LLPS often involves sequence regions that have unique functional characteristics, as well as the presence of prion-like and RNA-binding domains. Nowadays there are just a few methods to predict the propensity of a protein to drive LLPS. The range of biological mechanisms involved in LLPS, the limited knowledge about these mechanisms and the important context-dependent component of LLPS make this problem challenging. In the last years, despite the advances in this field, just few predictors, specific for LLPS, have been developed, trying to understand the relationship between protein sequence properties and the capability to drive LLPS. Here we will revise the state-of-the-art LLPS sequence-based predictors, briefly introducing them and explaining which are the individual protein characteristics that they identify in the context of LLPS.

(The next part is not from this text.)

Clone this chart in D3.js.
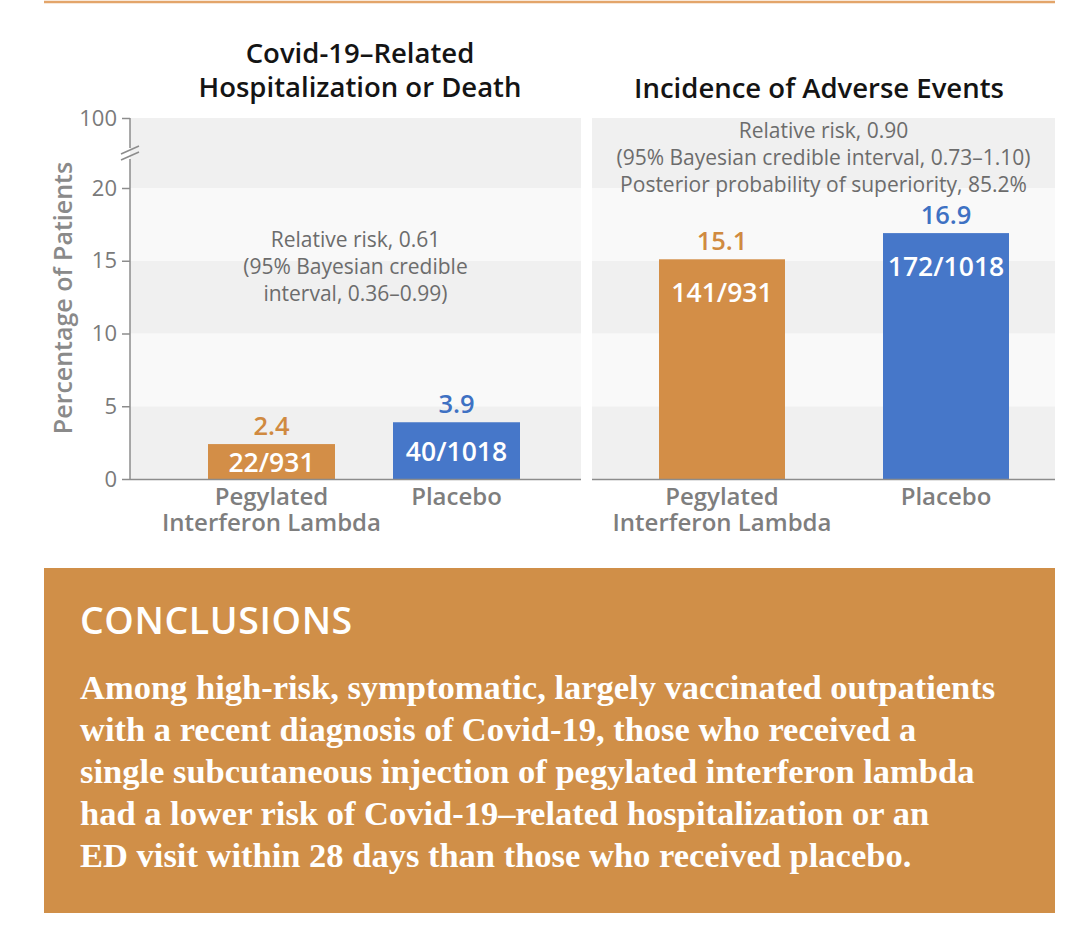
<!DOCTYPE html>
<html>
<head>
<meta charset="utf-8">
<script src="https://cdn.jsdelivr.net/npm/d3@7"></script>
<style>
  body { margin: 0; background: #fff; }
  svg { display: block; }
  .sans { font-family: 'Open Sans', 'Noto Sans', sans-serif; }
</style>
</head>
<body>
<svg id="chart" width="1070" height="935"></svg>
<script>
'use strict';

// data
var categories = ['Pegylated\nInterferon Lambda', 'Placebo'];
var hospPct = [2.4, 3.9];
var hospCounts = ['22/931', '40/1018'];
var aePct = [15.1, 16.9];
var aeCounts = ['141/931', '172/1018'];
var yTicks = [0, 5, 10, 15, 20, 100];
var bandStops = [0, 5, 10, 15, 20, 100];
var panelTitles = [['Covid-19\u2013Related', 'Hospitalization or Death'], ['Incidence of Adverse Events']];
var hospNote = ['Relative risk, 0.61', '(95% Bayesian credible', 'interval, 0.36\u20130.99)'];
var aeNote = ['Relative risk, 0.90', '(95% Bayesian credible interval, 0.73\u20131.10)', 'Posterior probability of superiority, 85.2%'];
var conclusionLines = [
  'Among high-risk, symptomatic, largely vaccinated outpatients',
  'with a recent diagnosis of Covid-19, those who received a',
  'single subcutaneous injection of pegylated interferon lambda',
  'had a lower risk of Covid-19\u2013related hospitalization or an',
  'ED visit within 28 days than those who received placebo.'
];

var barColors = ['#d38e47', '#4677c9'];
var labelColors = ['#d08a40', '#3e71c3'];

var svg = d3.select('#chart');

// top rule
svg.append('line')
  .attr('x1', 44).attr('x2', 1055)
  .attr('y1', 2).attr('y2', 2)
  .style('stroke', '#e3a56a').style('stroke-width', 2.5);

// broken y scale: 0-20 linear, then 20-100 squeezed
var y = d3.scaleLinear().domain([0, 20, 100]).range([479, 188, 118]);

var panels = [
  {x0: 130, x1: 581, range: [208, 520], pad: 0.3135, values: hospPct, counts: hospCounts, note: hospNote, noteY: 239, titleX: 360, title: panelTitles[0]},
  {x0: 592, x1: 1055, range: [659, 1009], pad: 0.4375, values: aePct, counts: aeCounts, note: aeNote, noteY: 130, titleX: 819, title: panelTitles[1]}
];

panels.forEach(function(p, pi)
{
  var g = svg.append('g');

  // alternating background bands
  g.selectAll('rect.band')
    .data(d3.pairs(bandStops))
    .enter().append('rect')
    .attr('class', 'band')
    .attr('x', p.x0)
    .attr('width', p.x1 - p.x0)
    .attr('y', function(d) { return y(d[1]); })
    .attr('height', function(d) { return y(d[0]) - y(d[1]); })
    .style('fill', function(d, i) { return i % 2 === 0 ? '#f0f0f0' : '#f9f9f9'; });

  var x = d3.scaleBand()
    .domain(categories)
    .range(p.range)
    .paddingInner(p.pad)
    .paddingOuter(0);

  // bars
  g.selectAll('rect.bar')
    .data(p.values)
    .enter().append('rect')
    .attr('class', 'bar')
    .attr('x', function(d, i) { return x(categories[i]); })
    .attr('width', x.bandwidth())
    .attr('y', function(d) { return y(d); })
    .attr('height', function(d) { return y(0) - y(d); })
    .style('fill', function(d, i) { return barColors[i]; });

  // x axis line
  g.append('line')
    .attr('x1', p.x0).attr('x2', p.x1)
    .attr('y1', y(0) + 0.5).attr('y2', y(0) + 0.5)
    .style('stroke', '#8c8c8c').style('stroke-width', 1.5);

  // values above bars
  g.selectAll('text.val')
    .data(p.values)
    .enter().append('text')
    .attr('class', 'val sans')
    .attr('x', function(d, i) { return x(categories[i]) + x.bandwidth() / 2; })
    .attr('y', function(d) { return y(d) - 18; })
    .attr('dy', '0.36em')
    .attr('text-anchor', 'middle')
    .style('font-size', '25.5px').style('font-weight', 600)
    .style('fill', function(d, i) { return labelColors[i]; })
    .text(function(d) { return d3.format('.1f')(d); });

  // counts inside bars
  g.selectAll('text.cnt')
    .data(p.values)
    .enter().append('text')
    .attr('class', 'cnt sans')
    .attr('x', function(d, i) { return x(categories[i]) + x.bandwidth() / 2; })
    .attr('y', function(d) { return Math.min(y(d) + 33, (y(d) + y(0)) / 2 + 1); })
    .attr('dy', '0.36em')
    .attr('text-anchor', 'middle')
    .style('font-size', '26.5px').style('font-weight', 600)
    .style('fill', '#fff')
    .text(function(d, i) { return p.counts[i]; });

  // category labels, one text per line
  categories.forEach(function(c, i)
  {
    c.split('\n').forEach(function(line, li)
    {
      g.append('text')
        .attr('class', 'sans')
        .attr('x', x(c) + x.bandwidth() / 2)
        .attr('y', 496 + li * 26)
        .attr('dy', '0.36em')
        .attr('text-anchor', 'middle')
        .style('font-size', '24px').style('font-weight', 600)
        .style('fill', '#7e7e7e')
        .text(line);
    });
  });

  // note text
  g.selectAll('text.note')
    .data(p.note)
    .enter().append('text')
    .attr('class', 'note sans')
    .attr('x', (p.x0 + p.x1) / 2)
    .attr('y', function(d, i) { return p.noteY + i * 27; })
    .attr('dy', '0.36em')
    .attr('text-anchor', 'middle')
    .style('font-size', '21px')
    .style('fill', '#6c6c6c')
    .text(function(d) { return d; });

  // panel title
  g.selectAll('text.title')
    .data(p.title)
    .enter().append('text')
    .attr('class', 'title sans')
    .attr('x', p.titleX)
    .attr('y', function(d, i) { return (p.title.length === 2 ? 53 : 88) + i * 34; })
    .attr('dy', '0.36em')
    .attr('text-anchor', 'middle')
    .style('font-size', '27.5px').style('font-weight', 600)
    .style('fill', '#141414')
    .text(function(d) { return d; });
});

// y axis with break
var axisG = svg.append('g')
  .attr('class', 'sans')
  .attr('transform', 'translate(130,0)')
  .call(d3.axisLeft(y).tickValues(yTicks).tickSize(8).tickPadding(5));

axisG.select('.domain').remove();
axisG.selectAll('.tick line').style('stroke', '#8c8c8c').style('stroke-width', 1.5);
axisG.selectAll('.tick text')
  .style('font-size', '22px')
  .style('font-family', "'Open Sans', sans-serif")
  .style('fill', '#7a7a7a');

axisG.append('line')
  .attr('x1', 0).attr('x2', 0).attr('y1', y(100)).attr('y2', 148)
  .style('stroke', '#8c8c8c').style('stroke-width', 1.5);
axisG.append('line')
  .attr('x1', 0).attr('x2', 0).attr('y1', 159).attr('y2', y(0))
  .style('stroke', '#8c8c8c').style('stroke-width', 1.5);
[0, 6].forEach(function(off)
{
  axisG.append('line')
    .attr('x1', -9).attr('y1', 154 + off)
    .attr('x2', 9).attr('y2', 146 + off)
    .style('stroke', '#8c8c8c').style('stroke-width', 1.5);
});

svg.append('text')
  .attr('class', 'sans')
  .attr('transform', 'translate(63,298) rotate(-90)')
  .attr('dy', '0.36em')
  .attr('text-anchor', 'middle')
  .style('font-size', '25px').style('font-weight', 600)
  .style('fill', '#8a8a8a')
  .text('Percentage of Patients');

// conclusions box
svg.append('rect')
  .attr('x', 44).attr('y', 568)
  .attr('width', 1011).attr('height', 345)
  .style('fill', '#d08f48');

svg.append('text')
  .attr('class', 'sans')
  .attr('x', 80).attr('y', 620)
  .attr('dy', '0.36em')
  .style('font-size', '37.5px').style('font-weight', 600)
  .style('letter-spacing', '0.6px')
  .style('fill', '#fff')
  .text('CONCLUSIONS');

svg.selectAll('text.concl')
  .data(conclusionLines)
  .enter().append('text')
  .attr('class', 'concl')
  .attr('x', 80)
  .attr('y', function(d, i) { return 688 + i * 42; })
  .attr('dy', '0.32em')
  .style('font-family', "'Liberation Serif', serif")
  .style('font-size', '34.5px').style('font-weight', 700)
  .style('fill', '#fff')
  .text(function(d) { return d; });
</script>
</body>
</html>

PSPer[1] | 2019 | PSPer is a method trained to identify prion-like RNA binding phase-separation proteins (PSPs). This method is focused on a particular feature of LLPS proteins and provides an overall score for a given protein depending on the presence of this feature. The method is trained on an experimental dataset of FUS-like PSPs, and the biophysical characteristics (PLD and RNA binding domain, RNA-recognition motif, disordered and additional domains) that belong to each region, implemented in a probabilistic model. This method was also trained including a negative dataset of ordered proteins, so it is expected that its performance is increased on those disordered proteins driven LLPS. | |
PLAAC[2] | 2014 | PLAAC predicts prion-like amino acid composition, usually enriched in polar-residues by using Hidden Markov Model (HMM). This method was originally developed before realizing the implication of PLDs in LLPS, and consequently it is not trained to identify the majority of phase separating regions. | |
PScore[3] | 2017 | PScore is a statistical scoring algorithm that predicts pi-pi interactions. It compares pi-pi interactions predicted in the target proteins with all proteins found in the PDB to assign a score of phase-separation propensity. | |
catGRANULE[4] | 2016 | catGRANULE is a method that was originally trained against yeast protein but it has been shown to be useful to predict human phase-separating proteins.[5] The algorithm is based on sequence composition statistics to differentiate proteins that are localized in yeast granules from the rest of the yeast proteome. The features considered to weight the residues are disorder and nucleic-acid binding propensities, as well as properties of some amino acids. | |
PSPredictor[6] | 2019 | PSPredictor is a machine learning approach to predict proteins that phase separate, trained on a set of experimentally validated protein sequences in the LLPSDB database. | |
PSAP[7] | 2021 | PSAP is a random forest classifier to predict the probability of proteins to mediate phase separation. This classifier is trained on a set of 90 high-confident HUMAN proteins that drive LLPS. | |
FuzDrop[8] | 2020 | FuzDrop is a method to predict droplet-driver promoting regions and proteins. The algorithm was trained on a dataset of drivers collected from different public databases, and the output is a per-residue probability of droplet formation. | |
ParSe[9] | 2022 | ParSe v2 explores the possibility that protein mediated phase separation can be predicted from sequence-based calculations of hydrophobicity, α-helix propensity, and a model of the polymer scaling exponent (νmodel). The algorithm was trained on a curated dataset of homotypic phase-separating intrinsically disordered sequences that were experimentally verified to phase-separate in vitro. |
Another important computational resource in the field of LLPS are the theoretic simulations of proteins, particularly Intrinsically disordered proteins (IDPs), driving LLPS. These simulations are complementary to the experiments and provide important insights about the molecular mechanisms of individual proteins driving LLPS. A review from Dignon et al.[10] discussed how these simulations can be applied to interpret the experimental results, to explain the phase behavior and to provide predictive frameworks to design proteins with tunable phase transition properties. The challenge is the compromise between the resolution of the model and the computational efficiency, since all-atom simulations of big systems involving IDPs are still difficult to be performed. Moreover, the molecular interactions among IDPs in the droplet-state are still poorly understood, and the combination of experimental data and simulations are indispensable to elucidate them. Improvements in sampling and simulation methods might occur in the next few years, in order to enlighten these mechanisms.[11]